What Would Have the Financial Sector Looked Like Without REITs?
Equity REITs have been carrying the financial sector since the financial crisis of the past decade, according to an analysis of return data.
Brad Case, NAREIT’s senior vice president for research and industry information, pieced together the monthly total returns of the REIT and non-REIT constituents of the S&P 500 Financials Sector back to the beginning of 2007, just before the REIT downturn and liquidity crisis. "This isn’t a substitute for S&P’s daily indices," Case cautions, "but the results are pretty revealing."
The "great recession" hit the financial sector hard, and it hasn’t yet recovered: Total returns from the end of 2006 through the end of August 2016 averaged -2.05 percent per year.
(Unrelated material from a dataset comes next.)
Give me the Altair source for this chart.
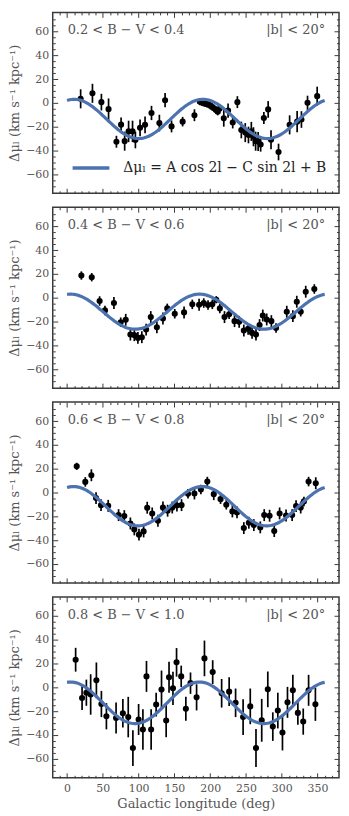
import altair as alt
import pandas as pd
import numpy as np

FONT = "DejaVu Serif"
TXT = "#555555"
BLUE = "#4c72b0"
FRAME = "#3a3a3a"

panel_labels = ["0.2 < B − V < 0.4", "0.4 < B − V < 0.6",
                "0.6 < B − V < 0.8", "0.8 < B − V < 1.0"]
lat_label = "|b| < 20°"
legend_label = "Δμₗ = A cos 2l − C sin 2l + B"
y_title = "Δμₗ (km s⁻¹ kpc⁻¹)"
x_title = "Galactic longitude (deg)"

# ---- panel 1: 0.2 < B-V < 0.4
p1_l = [19, 35.5, 48, 58, 69, 75.5, 80.5, 86, 91.5, 95.5, 102, 109, 118, 129, 137,
        146, 161.5, 178, 185.5, 188, 190.5, 193, 195.5, 198, 200.5, 203, 205.5, 208,
        210.5, 213, 219, 225, 231.5, 238, 243.5, 249, 253.5, 257.5, 260.5, 263.5, 267,
        270.5, 275, 281, 285, 295.5, 311, 321.5, 327.5, 336, 349.5]
p1_v = [3.4, 8, 0.6, -5.3, -32.7, -18.3, -32.2, -24, -24, -31.2, -21, -18.5, -8.5, -17,
        2.2, -19.8, -15.8, -10.4, 1, 0.5, 0, -0.5, -1, -1.5, -2.5, -3.5, -4.5, -6, -7.5,
        -5, -13, -6.5, -16.5, 0.6, -22.8, -25, -27, -24, -28.5, -32.2, -32.4, -35, -12.7,
        -5.5, -31, -41.3, -18.5, -15.8, -14, 0, 5.6]
p1_e = [8, 8, 7, 9, 5, 6, 8, 9, 9, 7, 7, 7, 6, 7, 6, 5, 4, 5, 3, 3, 3, 3, 3, 3, 3, 3, 3,
        3, 3, 4, 7, 6, 5, 5, 7, 8, 7, 8, 8, 8, 8, 6, 5, 7, 8, 7, 8, 9, 7, 6, 8]

# ---- panel 2: 0.4 < B-V < 0.6
p2_l = [20, 34.5, 45.5, 53, 65.5, 75, 82, 88.5, 94, 99, 104.5, 110.5, 117, 125.5, 134,
        140, 150.5, 163.5, 175, 184.5, 191, 197, 203, 208.5, 213.5, 220, 226.5, 234,
        240.5, 247, 253, 258.5, 264, 269, 273.5, 279, 285.5, 292, 307, 315.5, 321,
        326.5, 333.5, 345.5]
p2_v = [18.6, 17.2, -2.8, -10.7, -4.5, -20.6, -18.6, -31, -31.5, -33.8, -33.2, -26.8,
        -16.3, -24.8, -17.5, -9, -13.5, -12.4, -5.6, -5.9, -4.5, -6.2, -5.6, -1.7, -9,
        -16.3, -14, -19.7, -20.3, -27.6, -26.2, -29.6, -31, -23, -15, -18.3, -19.7,
        -25.4, -11.8, -15.5, -3.4, -11.8, 5, 7.3]
p2_e = [3.5, 3.5, 4, 4, 5, 4, 5, 5, 5, 5, 5, 5, 5, 5, 5, 4, 4, 5, 4, 5, 4, 4, 4, 3, 4,
        5, 4, 5, 5, 5, 5, 5, 5, 5, 5, 5, 5, 4, 5, 5, 5, 4, 5, 4]

# ---- panel 3: 0.6 < B-V < 0.8
p3_l = [13.5, 25.5, 34, 40.5, 47.5, 57.5, 72, 80, 88.5, 94, 100.5, 107, 112, 119, 127,
        134, 140.5, 147, 153.5, 160, 169, 178, 187, 196, 205, 214.5, 222.5, 231, 237.5,
        247, 254, 261, 270, 275.5, 283, 289.5, 297, 306, 314.5, 320, 326.5, 331, 337.5,
        347.5]
p3_v = [22, 8.9, 14.5, -4.7, -10.6, -11.2, -19, -19.8, -26, -31, -35.4, -32.7, -12.8,
        -17.6, -23.7, -12.6, -15.3, -12.6, -10.9, -10.6, -1.1, -0.8, 2.5, 9.2, -1.4,
        -5.6, -10.3, -15.9, -16.7, -29.9, -25.4, -27.4, -29.3, -19, -19.5, -32.4, -17.6,
        -19.3, -19, -11.4, -12.6, -7.5, 9.2, 7.8]
p3_e = [3, 4, 5, 5, 5, 5, 5, 5, 5, 5, 5, 5, 5, 5, 5, 5, 5, 5, 5, 5, 4, 5, 4, 4, 5, 4, 4,
        5, 5, 5, 5, 5, 5, 5, 5, 5, 5, 5, 5, 5, 5, 4, 4, 5]

# ---- panel 4: 0.8 < B-V < 1.0
p4_l = [12, 21, 27, 33, 41, 48, 55, 68.5, 78, 85.5, 92, 100, 106, 111, 117.5, 124.5,
        132, 138.5, 142.5, 148, 153, 159.5, 166, 172.5, 181, 192, 203.5, 216, 226.5,
        235.5, 246, 256, 264, 272, 280.5, 287.5, 294.5, 301, 308, 315.5, 322.5, 330,
        337.5, 347]
p4_v = [23.2, -9, -4.5, -6, 5.9, -14, -24.3, -25.8, -21.8, -25, -51, -27, -35.4, 9.2,
        -35.4, -14.5, -1.9, -27.9, 8.4, -0.8, 21, 9.2, -18, 3.5, -8.4, 24.3, 12.8, -5,
        -3.6, -13, -25, -16, -51, -27.7, -1.7, -33, -19.5, -38, -12.6, -2.5, -21.5,
        -28.8, -2.5, -14.2]
p4_e = [10, 10, 11, 17, 15, 11, 11, 13, 12, 17, 15, 13, 17, 13, 17, 10, 16, 14, 13, 14,
        12, 9, 10, 9, 11, 15, 10, 12, 12, 12, 15, 15, 16, 18, 15, 12, 15, 15, 13, 13,
        10, 11, 13, 14]

# fitted model parameters
fit_A = [15.5, 14.5, 15.7, 17.2]
fit_B = [-13.5, -11.75, -11.5, -13.0]
fit_C = [-5.6, -2.6, -5.1, -3.0]

L = [p1_l, p2_l, p3_l, p4_l]
V = [p1_v, p2_v, p3_v, p4_v]
E = [p1_e, p2_e, p3_e, p4_e]

XDOM = [-20, 380]
YDOM = [-76, 76]
X_MAJOR = list(range(0, 351, 50))
X_MINOR = [v for v in range(-10, 371, 10) if v % 50]
Y_MAJOR = list(range(-60, 61, 20))
Y_MINOR = [v for v in range(-70, 71, 5) if v % 20]

W, H = 288, 182


def tick_axis(orient, values, size):
    return alt.Axis(orient=orient, values=values, tickSize=size, offset=-size,
                    domain=False, grid=False, labels=False, title=None,
                    tickColor=FRAME, tickWidth=1)


def panel(i):
    last = i == 3
    df = pd.DataFrame({"l": L[i], "v": V[i]})
    df["lo"] = df["v"] - np.array(E[i])
    df["hi"] = df["v"] + np.array(E[i])
    grid = np.linspace(0, 360, 181)
    rad = np.deg2rad(2 * grid)
    cdf = pd.DataFrame({"l": grid,
                        "m": fit_A[i] * np.cos(rad) - fit_C[i] * np.sin(rad) + fit_B[i],
                        "name": legend_label})

    xs = alt.Scale(domain=XDOM, nice=False, zero=False)
    ys = alt.Scale(domain=YDOM, nice=False, zero=False)

    bottom_kw = dict(orient="bottom", values=X_MAJOR, tickSize=5, offset=-5,
                     domain=False, grid=False, tickColor=FRAME, tickWidth=1,
                     labels=last, labelFont=FONT, labelFontSize=11, labelColor=TXT,
                     labelPadding=5)
    if last:
        bottom_kw.update(title=x_title, titleFont=FONT, titleFontSize=13,
                         titleFontWeight="normal", titleColor=TXT, titlePadding=4)
    else:
        bottom_kw.update(title=None)
    bottom = alt.Axis(**bottom_kw)
    left = alt.Axis(orient="left", values=Y_MAJOR, tickSize=5, offset=-5,
                    domain=False, grid=False, tickColor=FRAME, tickWidth=1,
                    labelFont=FONT, labelFontSize=11, labelColor=TXT, labelPadding=4,
                    title=y_title, titleFont=FONT, titleFontSize=13,
                    titleFontWeight="normal", titleColor=TXT, titlePadding=4)

    base = alt.Chart(df)
    err = base.mark_rule(color="black", strokeWidth=1.7).encode(
        x=alt.X("l:Q", scale=xs, axis=bottom),
        y=alt.Y("lo:Q", scale=ys, axis=left),
        y2="hi:Q")
    ghost = base.mark_point(opacity=0).encode(
        x=alt.X("l:Q", scale=xs, axis=tick_axis("top", X_MINOR, 2.5)),
        y=alt.Y("v:Q", scale=ys, axis=tick_axis("right", Y_MINOR, 2.5)))
    pts = base.mark_circle(size=38, color="black", opacity=1).encode(
        x=alt.X("l:Q", scale=xs, axis=tick_axis("top", X_MAJOR, 5)),
        y=alt.Y("v:Q", scale=ys, axis=tick_axis("right", Y_MAJOR, 5)))

    cbase = alt.Chart(cdf)
    cx = alt.X("l:Q", scale=xs, axis=tick_axis("bottom", X_MINOR, 2.5))
    cy = alt.Y("m:Q", scale=ys, axis=tick_axis("left", Y_MINOR, 2.5))
    if i == 0:
        curve = cbase.mark_line(strokeWidth=3.2).encode(
            x=cx, y=cy,
            color=alt.Color("name:N", scale=alt.Scale(range=[BLUE]),
                            legend=alt.Legend(title=None, orient="bottom-left",
                                              offset=16, padding=2,
                                              symbolType="stroke", symbolSize=1369,
                                              symbolStrokeWidth=3.5,
                                              labelFont=FONT, labelFontSize=14,
                                              labelColor="#222222", labelOffset=12,
                                              labelLimit=400)))
    else:
        curve = cbase.mark_line(strokeWidth=3.2, color=BLUE).encode(x=cx, y=cy)

    tdf = pd.DataFrame({"t": [panel_labels[i]], "b": [lat_label]})
    lab = alt.Chart(tdf).mark_text(align="left", baseline="middle", font=FONT,
                                   fontSize=13, color=TXT).encode(
        x=alt.value(15), y=alt.value(18), text="t:N")
    lat = alt.Chart(tdf).mark_text(align="right", baseline="middle", font=FONT,
                                   fontSize=13, color=TXT).encode(
        x=alt.value(274), y=alt.value(18), text="b:N")

    return alt.layer(err, ghost, pts, curve, lab, lat).resolve_axis(
        x="independent", y="independent").properties(width=W, height=H)


chart = alt.vconcat(*[panel(i) for i in range(4)], spacing=10).resolve_scale(
    color="independent").properties(padding=0).configure_view(
    stroke=FRAME, strokeWidth=1.5)

chart.save("out.html", embed_options={"renderer": "svg", "actions": False})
The sector’s REIT constituents have more than recovered, though. In fact, Case found that total returns for the REIT constituents have averaged 5.93 percent per year over the same period. Meanwhile, the non- REIT constituents have returned -2.70 percent per year, a third worse than the sector as a whole when its REIT constituents are included.
Moreover, the REIT constituents suffered smaller drawdowns and—especially since the end of the financial crisis—lower volatility than the non-REITs. Case says the volatility of the REIT constituents has averaged just 16.8 percent since March 2009, compared with 19.1 percent for the non-REIT constituents. "That’s striking, especially considering that there are so many fewer REIT constituents and they’re generally so much smaller than the non-REITs in the index."
"A lot of institutional investors have probably been allocating capital to the Financials Sector based on capital market assumptions— returns, volatilities and correlations—that they didn’t realize looked much better purely because of the REITs in that sector," Case says. "Financial companies seem to have been benefiting from a pretty substantial REIT diversification benefit, but now that free ride is over."